Excel Planning Sheet for Transition

Tableau Blueprint is a step-by-step guide to becoming a data-driven organization. It provides concrete plans, recommendations, and guidelines across critical foundational work and three primary workstreams that will turn repeatable processes into core capabilities. These topics will guide you through key decision points with a proven, repeatable, four-step process:

  1. Discover – Gather information and perspectives from sponsors and multiple stakeholders about your enterprise architecture, the use of data and analytics among business teams, and analytical skills both present and needed.
  2. Govern - Define controls, roles, and repeatable processes to make the appropriate data and content available to the corresponding audience.
  3. Deploy - Establish the iterative, repeatable processes across the three major workstreams to install and configure software, educate users, and enable communications.
  4. Evolve - Monitor platform utilization, measure user engagement, and host engagement activities to promote and support the growing use of data and analytics.

 

Step 1: Discover

Tableau Blueprint includes the Tableau Blueprint Planner, a comprehensive planning asset that will help you systematically gather the right information needed to link data with your strategic initiatives, define your analytics strategy, discover analytics use cases, and assemble the Executive Sponsor Roles and Responsibilities and Tableau Project Team Roles and Responsibilities.
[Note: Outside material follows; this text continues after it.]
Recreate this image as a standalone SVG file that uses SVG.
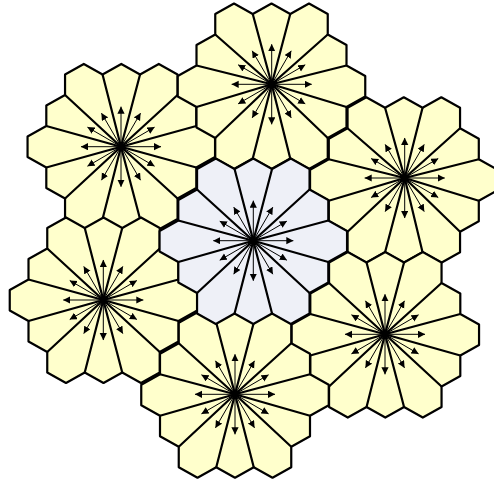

This will ensure you are evaluating the needs of the organization holistically, so you can scope a vision and strategy that will suit your entire organization and grow with you over time. After completing discovery, you should have a greater sense of the direction you are headed with your analytics strategy and the roles needed to execute it. Discovery should be revisited as you expand to new users and use cases, but having a clear view of the future state will help you make decisions as you move forward.

Step 2: Gowern

As mentioned above, a clear approach to governance is a pivotal point in the process and must be addressed early. Governance is pervasive throughout every workstream. The time invested up front to collaboratively define governance gives people the confidence to trust the data, use it responsibly, and participate in the processes that surround it. Tableau Governance covers all aspects of governance in Tableau and helps you determine the best approach for your teams, data, and content. Working through the areas within data and content governance, you will define standards, policies, and roles that perform the corresponding actions and processes in the governance models.

Step 3: Deploy

To scale analytics across the organization with confidence, you need repeatable, iterative processes in the deploy stage as you execute on your analytics strategy. During the initial deployment, there needs to be coordination among the cross-functional team members to install, integrate, and configure the Tableau platform, educate users, and provide organization-specific enablement resources. After the initial deployment, you will onboard new teams and use cases with education and communication.

Step 4: Evolve

Your analytics strategy needs to keep pace with the growth of users, skillsets, and use cases across the organization. As processes evolve into capabilities, your users will adopt modern analytics, and you will adapt your operating models by delegating more responsibilities over time. The project team has access to several sources of information and data to tailor and tune your analytics environment to changing business needs. The project team will be responsive to the growing use of data and analytics among a diverse set of users by establishing a feedback loop to monitor and measure key metrics, including the business value achieved.